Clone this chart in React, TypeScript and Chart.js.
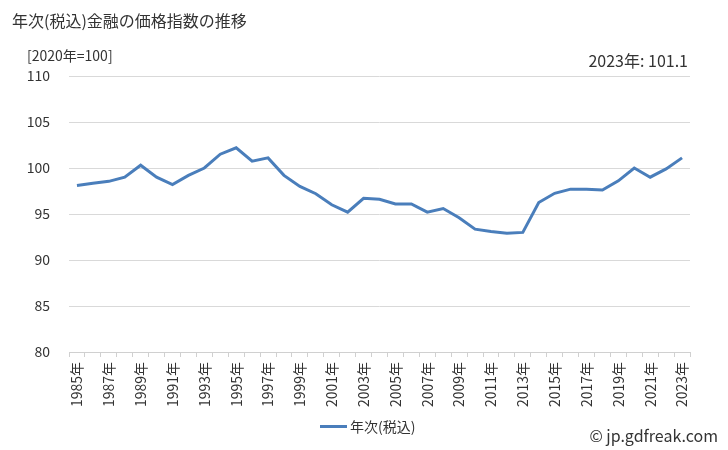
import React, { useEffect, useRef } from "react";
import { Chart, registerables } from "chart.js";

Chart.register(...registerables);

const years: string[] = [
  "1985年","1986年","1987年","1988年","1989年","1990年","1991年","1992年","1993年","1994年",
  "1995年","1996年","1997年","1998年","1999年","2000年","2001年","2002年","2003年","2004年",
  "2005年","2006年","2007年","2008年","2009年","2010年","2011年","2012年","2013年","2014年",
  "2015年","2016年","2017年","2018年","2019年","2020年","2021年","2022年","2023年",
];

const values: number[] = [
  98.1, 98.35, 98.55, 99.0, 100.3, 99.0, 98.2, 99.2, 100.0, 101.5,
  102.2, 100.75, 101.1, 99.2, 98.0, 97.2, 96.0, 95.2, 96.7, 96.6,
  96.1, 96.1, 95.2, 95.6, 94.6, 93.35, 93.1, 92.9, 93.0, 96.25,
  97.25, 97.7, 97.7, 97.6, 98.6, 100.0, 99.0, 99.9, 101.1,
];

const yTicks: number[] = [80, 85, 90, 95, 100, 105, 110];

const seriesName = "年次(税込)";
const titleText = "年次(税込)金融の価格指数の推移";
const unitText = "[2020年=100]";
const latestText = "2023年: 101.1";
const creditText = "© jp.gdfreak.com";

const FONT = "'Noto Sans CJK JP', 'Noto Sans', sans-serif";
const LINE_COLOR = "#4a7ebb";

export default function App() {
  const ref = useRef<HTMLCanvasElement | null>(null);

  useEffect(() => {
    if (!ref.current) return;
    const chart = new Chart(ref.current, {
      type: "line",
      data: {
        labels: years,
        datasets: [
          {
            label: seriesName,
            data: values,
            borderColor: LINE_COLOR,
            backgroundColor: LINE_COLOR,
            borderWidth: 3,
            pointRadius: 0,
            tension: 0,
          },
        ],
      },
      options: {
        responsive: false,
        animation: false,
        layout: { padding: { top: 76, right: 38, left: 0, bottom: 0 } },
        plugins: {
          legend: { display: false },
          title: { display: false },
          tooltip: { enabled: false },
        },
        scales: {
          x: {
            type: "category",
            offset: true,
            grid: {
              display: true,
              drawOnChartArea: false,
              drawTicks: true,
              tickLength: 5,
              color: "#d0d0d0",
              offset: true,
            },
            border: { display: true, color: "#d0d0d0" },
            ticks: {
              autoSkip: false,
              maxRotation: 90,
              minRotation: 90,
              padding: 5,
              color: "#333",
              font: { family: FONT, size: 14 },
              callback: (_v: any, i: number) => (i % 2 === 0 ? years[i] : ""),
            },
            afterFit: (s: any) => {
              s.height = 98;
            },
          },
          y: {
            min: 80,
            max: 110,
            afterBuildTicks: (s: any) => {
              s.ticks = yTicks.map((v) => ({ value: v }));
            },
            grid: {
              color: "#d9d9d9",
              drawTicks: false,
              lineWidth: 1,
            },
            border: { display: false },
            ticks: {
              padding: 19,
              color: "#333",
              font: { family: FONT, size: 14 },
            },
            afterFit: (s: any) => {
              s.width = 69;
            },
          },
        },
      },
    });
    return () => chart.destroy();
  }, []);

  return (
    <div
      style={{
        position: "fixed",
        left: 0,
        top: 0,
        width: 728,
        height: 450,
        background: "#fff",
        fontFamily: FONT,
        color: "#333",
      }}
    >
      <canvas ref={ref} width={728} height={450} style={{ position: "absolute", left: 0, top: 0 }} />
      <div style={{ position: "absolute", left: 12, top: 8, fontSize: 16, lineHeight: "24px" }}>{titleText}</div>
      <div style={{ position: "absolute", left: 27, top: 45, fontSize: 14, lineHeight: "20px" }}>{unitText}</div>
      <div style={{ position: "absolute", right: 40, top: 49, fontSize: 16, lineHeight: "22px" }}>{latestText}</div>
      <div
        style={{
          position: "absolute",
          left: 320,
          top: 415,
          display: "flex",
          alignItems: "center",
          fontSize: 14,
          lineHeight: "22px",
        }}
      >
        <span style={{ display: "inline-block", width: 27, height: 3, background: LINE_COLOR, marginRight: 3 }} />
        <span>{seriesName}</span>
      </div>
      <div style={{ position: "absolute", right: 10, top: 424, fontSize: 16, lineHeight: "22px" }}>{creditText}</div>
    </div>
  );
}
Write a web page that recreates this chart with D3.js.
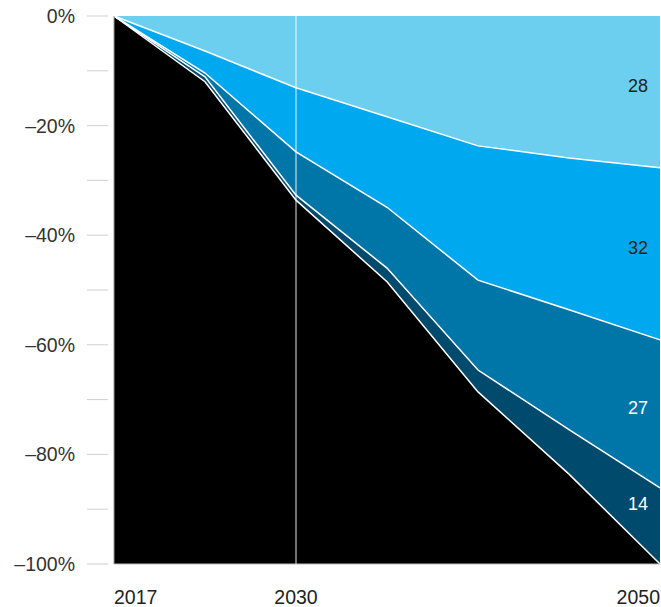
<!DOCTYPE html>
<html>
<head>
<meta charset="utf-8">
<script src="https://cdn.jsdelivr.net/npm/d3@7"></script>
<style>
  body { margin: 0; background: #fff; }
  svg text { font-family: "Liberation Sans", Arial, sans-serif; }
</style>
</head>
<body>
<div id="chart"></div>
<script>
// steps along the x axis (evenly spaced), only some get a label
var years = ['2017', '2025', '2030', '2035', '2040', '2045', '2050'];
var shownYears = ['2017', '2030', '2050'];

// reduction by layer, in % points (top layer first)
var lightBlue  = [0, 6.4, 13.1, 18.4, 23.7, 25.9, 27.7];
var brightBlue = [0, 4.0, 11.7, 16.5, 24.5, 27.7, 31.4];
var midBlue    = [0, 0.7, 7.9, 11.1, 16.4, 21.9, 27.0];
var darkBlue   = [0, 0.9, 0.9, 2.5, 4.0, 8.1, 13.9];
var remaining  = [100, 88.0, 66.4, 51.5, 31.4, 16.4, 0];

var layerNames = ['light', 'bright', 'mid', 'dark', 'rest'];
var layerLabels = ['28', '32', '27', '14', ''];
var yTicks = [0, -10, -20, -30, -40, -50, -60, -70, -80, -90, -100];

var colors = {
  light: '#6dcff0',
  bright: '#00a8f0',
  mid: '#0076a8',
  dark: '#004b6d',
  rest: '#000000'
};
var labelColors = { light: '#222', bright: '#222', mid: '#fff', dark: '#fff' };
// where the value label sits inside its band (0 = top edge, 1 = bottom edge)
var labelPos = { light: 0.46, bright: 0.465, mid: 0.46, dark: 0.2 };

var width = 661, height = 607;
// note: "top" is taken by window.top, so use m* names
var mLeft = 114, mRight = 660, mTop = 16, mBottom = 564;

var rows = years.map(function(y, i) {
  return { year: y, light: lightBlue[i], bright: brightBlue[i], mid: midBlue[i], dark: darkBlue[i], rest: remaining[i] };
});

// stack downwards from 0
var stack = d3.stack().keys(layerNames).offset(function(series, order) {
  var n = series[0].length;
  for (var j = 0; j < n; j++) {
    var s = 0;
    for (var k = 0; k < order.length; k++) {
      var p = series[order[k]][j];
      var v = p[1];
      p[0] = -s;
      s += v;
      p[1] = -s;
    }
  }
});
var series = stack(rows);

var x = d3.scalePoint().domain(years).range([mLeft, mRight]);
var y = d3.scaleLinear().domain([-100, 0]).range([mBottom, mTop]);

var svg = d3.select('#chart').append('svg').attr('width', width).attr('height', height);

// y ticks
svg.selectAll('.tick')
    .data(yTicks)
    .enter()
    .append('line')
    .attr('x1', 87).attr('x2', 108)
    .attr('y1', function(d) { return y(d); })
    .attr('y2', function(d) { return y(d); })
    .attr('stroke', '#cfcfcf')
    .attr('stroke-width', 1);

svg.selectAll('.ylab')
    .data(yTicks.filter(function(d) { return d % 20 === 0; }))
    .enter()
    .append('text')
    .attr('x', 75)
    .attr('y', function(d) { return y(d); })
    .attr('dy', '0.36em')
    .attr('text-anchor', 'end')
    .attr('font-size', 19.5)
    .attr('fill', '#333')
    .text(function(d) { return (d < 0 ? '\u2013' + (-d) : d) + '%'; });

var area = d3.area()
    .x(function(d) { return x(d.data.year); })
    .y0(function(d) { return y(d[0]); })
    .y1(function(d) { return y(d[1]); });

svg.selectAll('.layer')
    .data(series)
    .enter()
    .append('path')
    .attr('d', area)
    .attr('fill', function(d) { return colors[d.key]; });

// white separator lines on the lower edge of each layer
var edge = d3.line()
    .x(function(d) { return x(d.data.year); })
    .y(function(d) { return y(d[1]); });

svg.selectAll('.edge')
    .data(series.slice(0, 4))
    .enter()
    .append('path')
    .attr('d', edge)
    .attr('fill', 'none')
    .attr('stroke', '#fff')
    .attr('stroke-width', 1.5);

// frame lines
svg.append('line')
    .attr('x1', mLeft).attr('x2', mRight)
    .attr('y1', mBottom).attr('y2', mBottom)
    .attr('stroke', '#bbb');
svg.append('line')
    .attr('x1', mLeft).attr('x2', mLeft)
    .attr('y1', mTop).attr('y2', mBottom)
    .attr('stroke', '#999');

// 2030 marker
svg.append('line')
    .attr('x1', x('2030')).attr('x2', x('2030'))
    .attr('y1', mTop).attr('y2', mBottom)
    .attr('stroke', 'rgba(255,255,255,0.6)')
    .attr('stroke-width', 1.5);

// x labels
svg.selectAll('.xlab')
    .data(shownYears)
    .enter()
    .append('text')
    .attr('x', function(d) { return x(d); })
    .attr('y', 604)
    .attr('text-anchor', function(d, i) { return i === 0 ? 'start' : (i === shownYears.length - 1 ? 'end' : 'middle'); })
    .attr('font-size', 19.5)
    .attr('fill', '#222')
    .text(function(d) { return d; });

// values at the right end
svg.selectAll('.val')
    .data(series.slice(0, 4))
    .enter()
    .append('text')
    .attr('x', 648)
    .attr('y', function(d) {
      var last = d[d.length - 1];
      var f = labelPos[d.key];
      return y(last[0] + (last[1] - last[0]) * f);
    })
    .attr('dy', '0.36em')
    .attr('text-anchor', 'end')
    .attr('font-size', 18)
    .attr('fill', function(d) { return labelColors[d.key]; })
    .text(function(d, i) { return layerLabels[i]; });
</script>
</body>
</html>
====
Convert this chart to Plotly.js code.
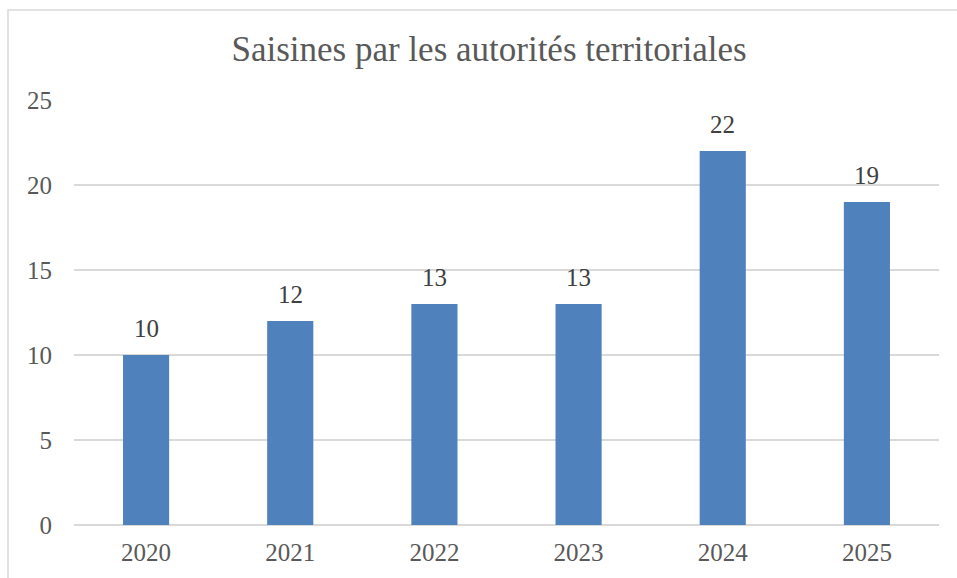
====
Can you give again only the lines between the one containing "Clone this chart" and the one containing "const ref = useRef<HTMLCanvasElement", counting both, exactly as they appear and without any pictures?

Clone this chart in React, TypeScript and Chart.js.
import React, { useEffect, useRef } from "react";
import { Chart, registerables } from "chart.js";

Chart.register(...registerables);

const years: string[] = [
  "1985年","1986年","1987年","1988年","1989年","1990年","1991年","1992年","1993年","1994年",
  "1995年","1996年","1997年","1998年","1999年","2000年","2001年","2002年","2003年","2004年",
  "2005年","2006年","2007年","2008年","2009年","2010年","2011年","2012年","2013年","2014年",
  "2015年","2016年","2017年","2018年","2019年","2020年","2021年","2022年","2023年",
];

const values: number[] = [
  98.1, 98.35, 98.55, 99.0, 100.3, 99.0, 98.2, 99.2, 100.0, 101.5,
  102.2, 100.75, 101.1, 99.2, 98.0, 97.2, 96.0, 95.2, 96.7, 96.6,
  96.1, 96.1, 95.2, 95.6, 94.6, 93.35, 93.1, 92.9, 93.0, 96.25,
  97.25, 97.7, 97.7, 97.6, 98.6, 100.0, 99.0, 99.9, 101.1,
];

const yTicks: number[] = [80, 85, 90, 95, 100, 105, 110];

const seriesName = "年次(税込)";
const titleText = "年次(税込)金融の価格指数の推移";
const unitText = "[2020年=100]";
const latestText = "2023年: 101.1";
const creditText = "© jp.gdfreak.com";

const FONT = "'Noto Sans CJK JP', 'Noto Sans', sans-serif";
const LINE_COLOR = "#4a7ebb";

export default function App() {
  const ref = useRef<HTMLCanvasElement | null>(null);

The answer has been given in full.